| REQUEST |
Transcribe all of the material below word for word and leave out its pictures.

(Plotting code records)
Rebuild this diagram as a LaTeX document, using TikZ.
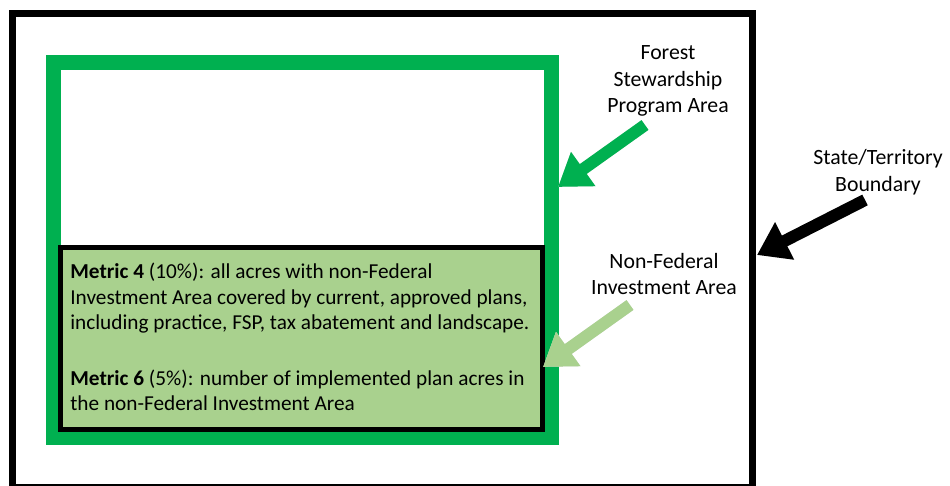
\documentclass[tikz,border=0pt]{standalone}
\usepackage{fontspec}
\setmainfont{Carlito}
\usetikzlibrary{arrows.meta}
\definecolor{fspgreen}{HTML}{00B050}
\definecolor{nfgreen}{HTML}{A9D18E}
\tikzset{
	label text/.style={align=center, inner sep=0, font=\fontsize{12.4}{15.2}\selectfont},
	block arrow/.style={line width=0.24cm, -{Triangle[length=0.62cm, width=0.8cm]}},
	arrow shadow/.style={block arrow, color=black!12, shift={(0.04,-0.05)}},
}

\begin{document}
\begin{tikzpicture}
	%%%%% START %%%%%
	\useasboundingbox (0, 0) rectangle (19, 9.7);

	% state boundary, program area, investment area
	\draw[line width=0.14cm] (0.25, -0.05) rectangle (15.05, 9.43);
	\draw[line width=0.3cm, color=fspgreen] (1.07, 0.95) rectangle (11.03, 8.45);
	\draw[line width=0.1cm, fill=nfgreen] (1.2, 1.12) rectangle (10.84, 4.74);

	\node[anchor=north west, align=left, inner sep=0, font=\fontsize{12.1}{14.5}\selectfont] (metrics) at (1.4, 4.44)
		{\textbf{Metric 4} (10\%): all acres with non-Federal\\
		Investment Area covered by current, approved plans,\\
		including practice, FSP, tax abatement and landscape.\\[17pt]
		\textbf{Metric 6} (5\%): number of implemented plan acres in\\
		the non-Federal Investment Area};

	% callouts
	\node[label text] (fsp) at (13.36, 8.08) {Forest\\Stewardship\\Program Area};
	\node[label text] (state) at (17.56, 6.25) {State/Territory\\Boundary};
	\node[label text] (nonfed) at (13.28, 4.22) {Non-Federal\\Investment Area};

	\coordinate (fsp tail) at (12.9, 7.2);
	\coordinate (fsp tip) at (11.16, 5.96);
	\coordinate (nonfed tail) at (12.6, 3.6);
	\coordinate (nonfed tip) at (10.86, 2.36);
	\coordinate (state tail) at (17.3, 5.7);
	\coordinate (state tip) at (15.14, 4.6);

	\draw[arrow shadow] (fsp tail) -- (fsp tip);
	\draw[arrow shadow] (nonfed tail) -- (nonfed tip);
	\draw[arrow shadow] (state tail) -- (state tip);

	\draw[block arrow, color=fspgreen] (fsp tail) -- (fsp tip);
	\draw[block arrow, color=nfgreen] (nonfed tail) -- (nonfed tip);
	\draw[block arrow] (state tail) -- (state tip);

	%%%%% END %%%%%
\end{tikzpicture}
\end{document}
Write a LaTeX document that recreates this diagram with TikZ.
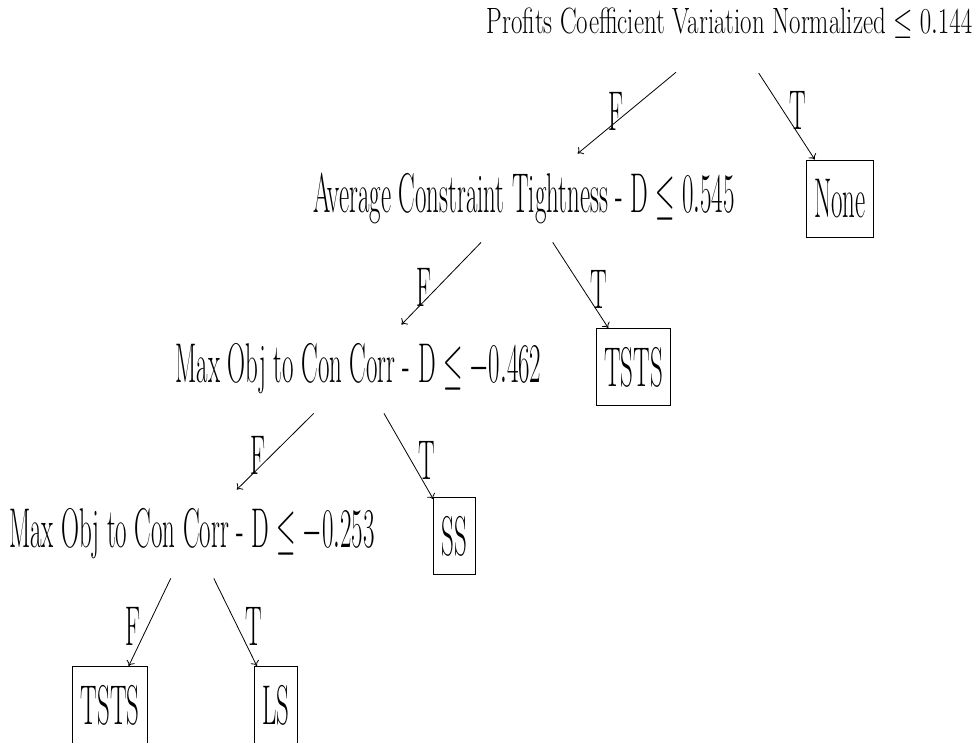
\RequirePackage{fix-cm}
\documentclass[tikz,border=0pt]{standalone}
\usepackage{amsmath}
\usepackage{graphicx}
\usetikzlibrary{arrows.meta}

\newcommand{\nar}[2][0.445]{\scalebox{#1}[1]{#2}}

\begin{document}
\begin{tikzpicture}[x=1pt, y=1pt, line width=0.8pt,
		font=\fontsize{56}{60}\selectfont,
		split/.style={inner sep=0pt, minimum height=88pt},
		leaf/.style={draw, line width=0.9pt, inner xsep=8pt, inner ysep=0pt, minimum height=77pt},
		edgelbl/.style={inner sep=0pt, yshift=-4pt},
		>={To[length=5pt,width=9pt]}]
			\useasboundingbox (0,0) rectangle (976,-742);
			\clip (0,0) rectangle (976,-742);
			% split nodes
			\node[inner sep=0pt, font=\fontsize{36.6}{40}\selectfont, text height=25.6pt, text depth=15pt] (profits) at (729.5,-28) {\nar[0.68]{Profits Coefficient Variation Normalized $\leq 0.144$}};
			\node[split] (tight) at (524,-198) {\nar{Average Constraint Tightness - D $\leq 0.545$}};
			\node[split] (corrA) at (358.5,-369) {\nar{Max Obj to Con Corr - D $\leq -0.462$}};
			\node[split] (corrB) at (192,-534) {\nar{Max Obj to Con Corr - D $\leq -0.253$}};
			% leaves
			\node[leaf] (none) at (840,-198.5) {\nar{None}};
			\node[leaf] (tstsA) at (633.5,-367) {\nar{TSTS}};
			\node[leaf] (ss) at (454.5,-536) {\nar{SS}};
			\node[leaf] (tstsB) at (110,-705) {\nar{TSTS}};
			\node[leaf] (ls) at (276,-705) {\nar{LS}};
			% edges
			\draw[->, shorten <=37pt] (profits) -- (tight) node[edgelbl, pos=0.56, xshift=-17pt] {\nar{F}};
			\draw[->, shorten <=29pt] (profits) -- (none) node[edgelbl, pos=0.52, xshift=18pt] {\nar{T}};
			\draw[->] (tight) -- (corrA) node[edgelbl, midway, xshift=-17pt] {\nar{F}};
			\draw[->] (tight) -- (tstsA) node[edgelbl, midway, xshift=18pt] {\nar{T}};
			\draw[->] (corrA) -- (corrB) node[edgelbl, midway, xshift=-17pt] {\nar{F}};
			\draw[->] (corrA) -- (ss) node[edgelbl, midway, xshift=18pt] {\nar{T}};
			\draw[->] (corrB) -- (tstsB) node[edgelbl, midway, xshift=-17pt] {\nar{F}};
			\draw[->] (corrB) -- (ls) node[edgelbl, midway, xshift=18pt] {\nar{T}};
		\end{tikzpicture}
\end{document}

| TASK OUTPUT |
Rebuild this diagram as a LaTeX document, using TikZ.
\documentclass[tikz,border=0pt]{standalone}
\usepackage{fontspec}
\setmainfont{Carlito}
\usetikzlibrary{arrows.meta}
\definecolor{fspgreen}{HTML}{00B050}
\definecolor{nfgreen}{HTML}{A9D18E}
\tikzset{
	label text/.style={align=center, inner sep=0, font=\fontsize{12.4}{15.2}\selectfont},
	block arrow/.style={line width=0.24cm, -{Triangle[length=0.62cm, width=0.8cm]}},
	arrow shadow/.style={block arrow, color=black!12, shift={(0.04,-0.05)}},
}

\begin{document}
\begin{tikzpicture}
	%%%%% START %%%%%
	\useasboundingbox (0, 0) rectangle (19, 9.7);

	% state boundary, program area, investment area
	\draw[line width=0.14cm] (0.25, -0.05) rectangle (15.05, 9.43);
	\draw[line width=0.3cm, color=fspgreen] (1.07, 0.95) rectangle (11.03, 8.45);
	\draw[line width=0.1cm, fill=nfgreen] (1.2, 1.12) rectangle (10.84, 4.74);

	\node[anchor=north west, align=left, inner sep=0, font=\fontsize{12.1}{14.5}\selectfont] (metrics) at (1.4, 4.44)
		{\textbf{Metric 4} (10\%): all acres with non-Federal\\
		Investment Area covered by current, approved plans,\\
		including practice, FSP, tax abatement and landscape.\\[17pt]
		\textbf{Metric 6} (5\%): number of implemented plan acres in\\
		the non-Federal Investment Area};

	% callouts
	\node[label text] (fsp) at (13.36, 8.08) {Forest\\Stewardship\\Program Area};
	\node[label text] (state) at (17.56, 6.25) {State/Territory\\Boundary};
	\node[label text] (nonfed) at (13.28, 4.22) {Non-Federal\\Investment Area};

	\coordinate (fsp tail) at (12.9, 7.2);
	\coordinate (fsp tip) at (11.16, 5.96);
	\coordinate (nonfed tail) at (12.6, 3.6);
	\coordinate (nonfed tip) at (10.86, 2.36);
	\coordinate (state tail) at (17.3, 5.7);
	\coordinate (state tip) at (15.14, 4.6);

	\draw[arrow shadow] (fsp tail) -- (fsp tip);
	\draw[arrow shadow] (nonfed tail) -- (nonfed tip);
	\draw[arrow shadow] (state tail) -- (state tip);

	\draw[block arrow, color=fspgreen] (fsp tail) -- (fsp tip);
	\draw[block arrow, color=nfgreen] (nonfed tail) -- (nonfed tip);
	\draw[block arrow] (state tail) -- (state tip);

	%%%%% END %%%%%
\end{tikzpicture}
\end{document}
Write a LaTeX document that recreates this diagram with TikZ.
\RequirePackage{fix-cm}
\documentclass[tikz,border=0pt]{standalone}
\usepackage{amsmath}
\usepackage{graphicx}
\usetikzlibrary{arrows.meta}

\newcommand{\nar}[2][0.445]{\scalebox{#1}[1]{#2}}

\begin{document}
\begin{tikzpicture}[x=1pt, y=1pt, line width=0.8pt,
		font=\fontsize{56}{60}\selectfont,
		split/.style={inner sep=0pt, minimum height=88pt},
		leaf/.style={draw, line width=0.9pt, inner xsep=8pt, inner ysep=0pt, minimum height=77pt},
		edgelbl/.style={inner sep=0pt, yshift=-4pt},
		>={To[length=5pt,width=9pt]}]
			\useasboundingbox (0,0) rectangle (976,-742);
			\clip (0,0) rectangle (976,-742);
			% split nodes
			\node[inner sep=0pt, font=\fontsize{36.6}{40}\selectfont, text height=25.6pt, text depth=15pt] (profits) at (729.5,-28) {\nar[0.68]{Profits Coefficient Variation Normalized $\leq 0.144$}};
			\node[split] (tight) at (524,-198) {\nar{Average Constraint Tightness - D $\leq 0.545$}};
			\node[split] (corrA) at (358.5,-369) {\nar{Max Obj to Con Corr - D $\leq -0.462$}};
			\node[split] (corrB) at (192,-534) {\nar{Max Obj to Con Corr - D $\leq -0.253$}};
			% leaves
			\node[leaf] (none) at (840,-198.5) {\nar{None}};
			\node[leaf] (tstsA) at (633.5,-367) {\nar{TSTS}};
			\node[leaf] (ss) at (454.5,-536) {\nar{SS}};
			\node[leaf] (tstsB) at (110,-705) {\nar{TSTS}};
			\node[leaf] (ls) at (276,-705) {\nar{LS}};
			% edges
			\draw[->, shorten <=37pt] (profits) -- (tight) node[edgelbl, pos=0.56, xshift=-17pt] {\nar{F}};
			\draw[->, shorten <=29pt] (profits) -- (none) node[edgelbl, pos=0.52, xshift=18pt] {\nar{T}};
			\draw[->] (tight) -- (corrA) node[edgelbl, midway, xshift=-17pt] {\nar{F}};
			\draw[->] (tight) -- (tstsA) node[edgelbl, midway, xshift=18pt] {\nar{T}};
			\draw[->] (corrA) -- (corrB) node[edgelbl, midway, xshift=-17pt] {\nar{F}};
			\draw[->] (corrA) -- (ss) node[edgelbl, midway, xshift=18pt] {\nar{T}};
			\draw[->] (corrB) -- (tstsB) node[edgelbl, midway, xshift=-17pt] {\nar{F}};
			\draw[->] (corrB) -- (ls) node[edgelbl, midway, xshift=18pt] {\nar{T}};
		\end{tikzpicture}
\end{document}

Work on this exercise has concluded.